What is it? Random forest consists of hundreds or more decision trees, with each tree using a random subset of data. All of the decision trees cast a vote on the classification of a sample; the majority vote wins.
When is it used? This analysis is one of the most commonly used models. It is used when 1) there are a lot of variables to consider (e.g., expression of thousands of proteins), 2) you only have moderate computing capacities, 3) you don’t want to analyze a separate set of samples for cross-validation, and 4) the groups are or are not normally distributed.
How does it work?
Random forest: Example
We analyze the protein profile of 1,000 proteins of 100 healthy patients and 100 cancer patients using an antibody-based microarray. We want to find biomarkers that will predict which future patients are healthy or diseased.
- Create a table where each row represents a protein and each column represents a patient.

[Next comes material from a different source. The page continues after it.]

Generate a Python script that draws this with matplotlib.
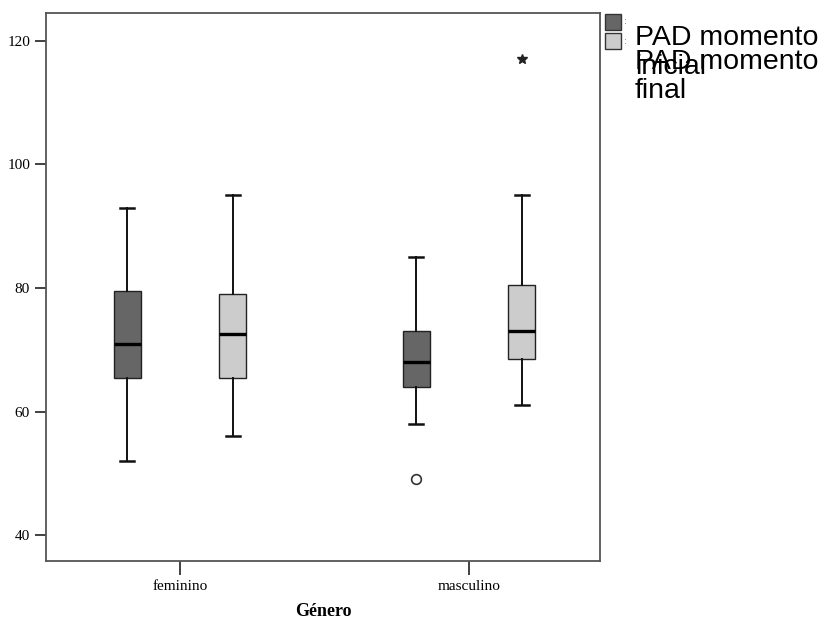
import matplotlib.pyplot as plt
from matplotlib.patches import Rectangle

# categorias e resumo dos boxplots
generos = ['feminino', 'masculino']
series = ['PAD momento\ninicial', 'PAD momento\nfinal']
cores = ['#666666', '#cccccc']

inicial_min = [52, 58]
inicial_q1 = [65.5, 64]
inicial_med = [71, 68]
inicial_q3 = [79.5, 73]
inicial_max = [93, 85]

final_min = [56, 61]
final_q1 = [65.5, 68.5]
final_med = [72.5, 73]
final_q3 = [79, 80.5]
final_max = [95, 95]

# valores atípicos: (grupo, série, valor, tipo)
outliers = [(1, 0, 49, 'o'), (1, 1, 117, '*')]

resumo = [
    (inicial_min, inicial_q1, inicial_med, inicial_q3, inicial_max),
    (final_min, final_q1, final_med, final_q3, final_max),
]

plt.rcParams['font.family'] = ['Liberation Serif', 'DejaVu Serif']

fig = plt.figure(figsize=(8.28, 6.21), dpi=100)
ax = fig.add_axes([0.0556, 0.0966, 0.669, 0.8824])

desloc = [-0.183, 0.183]
largura = 0.093

for s, (lo, q1, med, q3, hi) in enumerate(resumo):
    stats = []
    for g in range(len(generos)):
        stats.append(dict(whislo=lo[g], q1=q1[g], med=med[g], q3=q3[g],
                          whishi=hi[g], fliers=[]))
    pos = [g + desloc[s] for g in range(len(generos))]
    ax.bxp(stats, positions=pos, widths=largura, patch_artist=True,
           showfliers=False,
           boxprops=dict(facecolor=cores[s], edgecolor='#222222', linewidth=1.0),
           medianprops=dict(color='black', linewidth=2.4),
           whiskerprops=dict(color='#111111', linewidth=1.4),
           capprops=dict(color='#111111', linewidth=1.8),
           capwidths=largura * 0.5)

for g, s, v, m in outliers:
    if m == 'o':
        ax.plot(g + desloc[s], v, marker='o', markersize=7, mfc='white',
                mec='#333333', mew=1.2, linestyle='none')
    else:
        ax.plot(g + desloc[s], v, marker='*', markersize=7, color='#222222',
                linestyle='none')

ax.set_xlim(-0.4637, 1.453)
ax.set_ylim(35.8, 124.5)
ax.set_yticks([40, 60, 80, 100, 120])
ax.set_xticks(range(len(generos)))
ax.set_xticklabels(generos, fontsize=11)
ax.tick_params(axis='y', labelsize=11, length=8, width=1.3, color='#333333')
ax.tick_params(axis='x', length=10, width=1.3, color='#333333', pad=4)
for sp in ax.spines.values():
    sp.set_color('#555555')
    sp.set_linewidth(1.3)
ax.set_xlabel('Género', fontsize=13, fontweight='bold', labelpad=7)

# legenda desenhada à mão, como no original (textos sobrepostos)
W, H = 828, 621
topos_caixa = [14, 33]
topos_texto = [25, 49]
for i, nome in enumerate(series):
    fig.patches.append(Rectangle((605 / W, 1 - (topos_caixa[i] + 16) / H), 16 / W, 16 / H,
                                 transform=fig.transFigure, facecolor=cores[i],
                                 edgecolor='#333333', linewidth=1.0))
    fig.text(624 / W, 1 - (topos_caixa[i] + 8) / H, ':', fontsize=6, color='#555555',
             va='center', family='DejaVu Sans')
    fig.text(635 / W, 1 - topos_texto[i] / H, nome, fontsize=20.5,
             family=['Liberation Sans', 'DejaVu Sans'], va='top',
             linespacing=1.15)

fig.savefig('out.png', dpi=100)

- Assign groups. Here, you tell the software which samples are healthy and which have cancer.
- Center data by subtracting the mean of each patient dataset from itself. Now all datasets have a mean of 0.

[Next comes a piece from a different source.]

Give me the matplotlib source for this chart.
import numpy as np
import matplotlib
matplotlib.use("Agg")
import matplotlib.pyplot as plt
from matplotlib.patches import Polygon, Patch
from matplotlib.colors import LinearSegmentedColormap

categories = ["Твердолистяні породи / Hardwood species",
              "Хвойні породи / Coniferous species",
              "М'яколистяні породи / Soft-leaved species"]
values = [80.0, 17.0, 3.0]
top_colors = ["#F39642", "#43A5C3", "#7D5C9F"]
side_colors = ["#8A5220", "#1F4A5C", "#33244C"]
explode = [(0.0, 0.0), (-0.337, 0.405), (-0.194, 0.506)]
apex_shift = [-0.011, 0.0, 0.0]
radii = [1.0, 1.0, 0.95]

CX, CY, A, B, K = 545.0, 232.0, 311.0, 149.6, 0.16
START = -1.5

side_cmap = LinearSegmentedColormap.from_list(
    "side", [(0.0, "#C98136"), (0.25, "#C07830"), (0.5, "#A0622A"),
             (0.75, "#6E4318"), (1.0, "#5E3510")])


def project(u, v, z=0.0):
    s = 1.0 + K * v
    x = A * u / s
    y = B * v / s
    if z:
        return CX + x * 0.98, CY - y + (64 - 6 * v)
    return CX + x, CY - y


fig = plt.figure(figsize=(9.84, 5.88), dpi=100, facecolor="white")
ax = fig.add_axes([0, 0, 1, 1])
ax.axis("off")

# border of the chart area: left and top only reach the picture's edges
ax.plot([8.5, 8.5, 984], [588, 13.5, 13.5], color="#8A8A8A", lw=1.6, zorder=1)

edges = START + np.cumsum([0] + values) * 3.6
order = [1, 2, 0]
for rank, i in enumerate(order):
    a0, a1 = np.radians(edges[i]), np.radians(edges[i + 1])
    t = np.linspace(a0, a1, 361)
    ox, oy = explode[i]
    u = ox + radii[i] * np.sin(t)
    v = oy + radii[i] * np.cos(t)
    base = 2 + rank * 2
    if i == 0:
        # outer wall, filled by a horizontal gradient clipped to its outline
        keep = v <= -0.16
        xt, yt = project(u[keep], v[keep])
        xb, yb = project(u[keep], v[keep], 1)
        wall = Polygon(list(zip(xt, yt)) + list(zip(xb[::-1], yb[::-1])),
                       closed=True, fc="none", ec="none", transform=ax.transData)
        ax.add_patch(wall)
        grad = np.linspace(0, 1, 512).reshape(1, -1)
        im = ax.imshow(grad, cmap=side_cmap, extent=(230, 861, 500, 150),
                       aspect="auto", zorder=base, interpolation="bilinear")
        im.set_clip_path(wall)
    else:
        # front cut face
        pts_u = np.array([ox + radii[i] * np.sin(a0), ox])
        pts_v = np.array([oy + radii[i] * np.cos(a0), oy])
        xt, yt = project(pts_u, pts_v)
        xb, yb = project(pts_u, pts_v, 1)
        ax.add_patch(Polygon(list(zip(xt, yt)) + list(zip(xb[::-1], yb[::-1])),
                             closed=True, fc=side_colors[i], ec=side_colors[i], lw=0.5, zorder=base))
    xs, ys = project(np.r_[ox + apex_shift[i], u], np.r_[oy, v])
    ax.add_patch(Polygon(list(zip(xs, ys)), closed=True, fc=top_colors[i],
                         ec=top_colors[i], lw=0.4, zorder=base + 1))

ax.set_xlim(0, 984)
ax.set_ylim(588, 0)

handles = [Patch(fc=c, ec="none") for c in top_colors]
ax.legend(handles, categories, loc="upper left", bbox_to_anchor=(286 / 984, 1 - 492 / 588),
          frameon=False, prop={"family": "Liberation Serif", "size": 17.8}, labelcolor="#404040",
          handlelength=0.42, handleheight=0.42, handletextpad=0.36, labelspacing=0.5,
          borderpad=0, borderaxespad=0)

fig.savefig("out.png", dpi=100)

- Scale data by dividing each patient dataset with its standard deviation. Now all datasets have a standard deviation of 1.
- Set aside 1/3 of the data. These samples will be used in Step 7 for cross-validation.

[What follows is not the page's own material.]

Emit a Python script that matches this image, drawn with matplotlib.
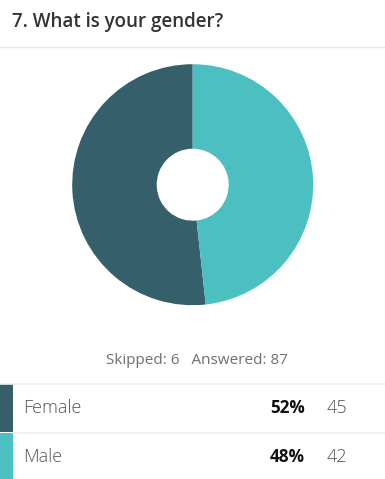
import numpy as np
import matplotlib
matplotlib.use("Agg")
from matplotlib import pyplot as plt

# Survey data
labels = ["Female", "Male"]
counts = [45, 42]
percents = ["52%", "48%"]
colors = ["#365f6c", "#4cc0c0"]
title = "7. What is your gender?"
skipped = 6
answered = 87

W, H = 385, 479

fig = plt.figure(figsize=(W / 100, H / 100), dpi=100)
fig.patch.set_facecolor("white")

# background axes in pixel coords
bg = fig.add_axes([0, 0, 1, 1])
bg.set_xlim(0, W)
bg.set_ylim(H, 0)
bg.axis("off")

bg.text(12, 22, title, fontsize=13.5, fontweight="semibold", color="#333333",
        family="Open Sans", va="center", ha="left")
bg.plot([0, W], [47, 47], color="#e8e8e8", lw=1)

# donut
cx, cy, r = 192.7, 184.7, 120.5
pie_ax = fig.add_axes([(cx - r) / W, (H - cy - r) / H, 2 * r / W, 2 * r / H])
pie_ax.pie(counts, colors=colors, startangle=90, counterclock=True,
           radius=1, wedgeprops=dict(width=1 - 36 / r, linewidth=0))
pie_ax.set_xlim(-1, 1)
pie_ax.set_ylim(-1, 1)
pie_ax.set_aspect("equal")
pie_ax.axis("off")

bg.text(197, 361, "Skipped: {}   Answered: {}".format(skipped, answered),
        fontsize=11, color="#6f6f6f", family="Open Sans", ha="center", va="center")

# table rows
row_tops = [384, 433]
row_h = 49
bg.plot([0, W], [383.5, 383.5], color="#eeeeee", lw=1.2)
for i, (lab, pct, n, c) in enumerate(zip(labels, percents, counts, colors)):
    top = row_tops[i]
    bg.add_patch(plt.Rectangle((0, top), 12.7, row_h - (1 if i == 0 else 0),
                               color=c, lw=0))
    if i > 0:
        bg.plot([12.7, W], [top, top], color="#eeeeee", lw=1.2)
    mid = top + 24
    bg.text(23, mid, lab, fontsize=13, color="#555555", family="Open Sans",
            fontweight="light", ha="left", va="center")
    bg.text(305, mid, pct, fontsize=12.3, color="#111111", family="Open Sans",
            fontweight="bold", ha="right", va="center")
    bg.text(327, mid, str(n), fontsize=13, color="#555555", family="Open Sans",
            fontweight="light", ha="left", va="center")

fig.savefig("out.png", dpi=100)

- Create decision trees using a subset of samples and variables at a time (Figure 1). The modeler determines the number of trees. Each tree will be created using a different random subset of data; the same sample can be chosen more than once to create 1 tree.
- Determine accuracy of the random forest. The samples set aside in Step 5 are tested against all of the decision trees. The accuracy of the random forest is the proportion of patients that were correctly identified by the random forest.
- Apply Random Forest to samples with unknown health condition. There will be some trees that classify the patient as healthy, while other trees will classify the patient as diseased. The majority decision wins.
What does the data look like? The Random Forest model is an ensemble of hundreds of trees that cannot be represented easily; however, the biomarkers used to create the model can be extracted during cross-validation and evaluation of the model’s performance (e.g., via ROC curve analysis).